2.Residents Under Poverty Level (%; log)
A weak negative relationship (R = -0.12, p = 0.014) exists between review count and poverty level. This indicates that areas with higher poverty rates generally see fewer reviews, implying less Yelp engagement or fewer businesses in lower-income neighborhoods.
3.Residents Who Self-Identify as White (%)
This variable shows the strongest positive correlation (R = 0.24, p = 6.7e-07). Census tracts with a higher proportion of White residents are associated with greater review activity, suggesting possible demographic disparities in both business density and online participation.
4.Total Population
The relationship between population size and review count is insignificant (R = -0.031, p = 0.52). This implies that larger populations do not necessarily correspond to more active Yelp activity, reinforcing that social and economic context matters more than population size alone.
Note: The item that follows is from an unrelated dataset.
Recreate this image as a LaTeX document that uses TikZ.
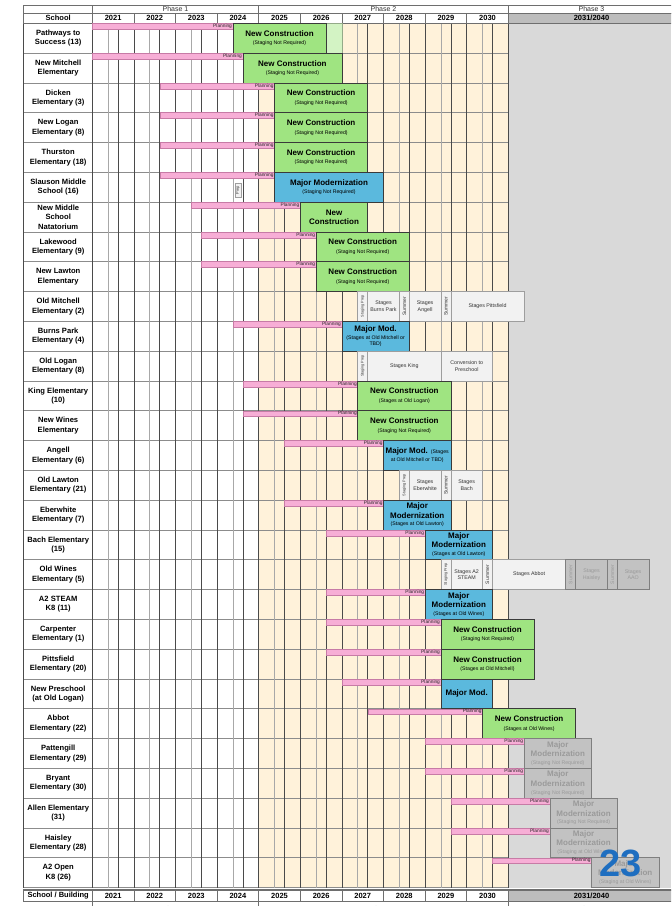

Overall, the results suggest that online engagement with local businesses (as measured by Yelp review activity) is unevenly distributed across socioeconomic and demographic lines. Wealthier and predominantly White neighborhoods show higher activity levels, while poorer areas exhibit lower participation. These findings illustrate how digital traces of urban life can mirror and even amplify existing patterns of urban inequality.
This analysis reveals that digital engagement, as measured through Yelp coffee shop reviews, is far from evenly distributed across the Atlanta metropolitan area. While one might expect population size to drive online review activity, the data show otherwise review density is shaped more by income and demographic composition than by the sheer number of residents. Wealthier and predominantly White neighborhoods tend to exhibit greater Yelp activity, reflecting higher business visibility, consumer participation, and possibly greater access to digitally connected amenities.
Conversely, tracts with higher poverty rates show markedly lower review counts, pointing to both economic and digital divides. The weak but consistent correlations between review activity and socioeconomic indicators underscore how online platforms can serve as proxies for offline inequalities. In essence, Yelp review patterns not only reflect but may reinforce the uneven geography of opportunity, visibility, and participation across urban neighborhoods.
In the broader urban analytics context, this study highlights the potential and the bias of using volunteered digital data as indicators of neighborhood vitality. It underscores the importance of combining such digital metrics with socioeconomic datasets to interpret them critically and equitably.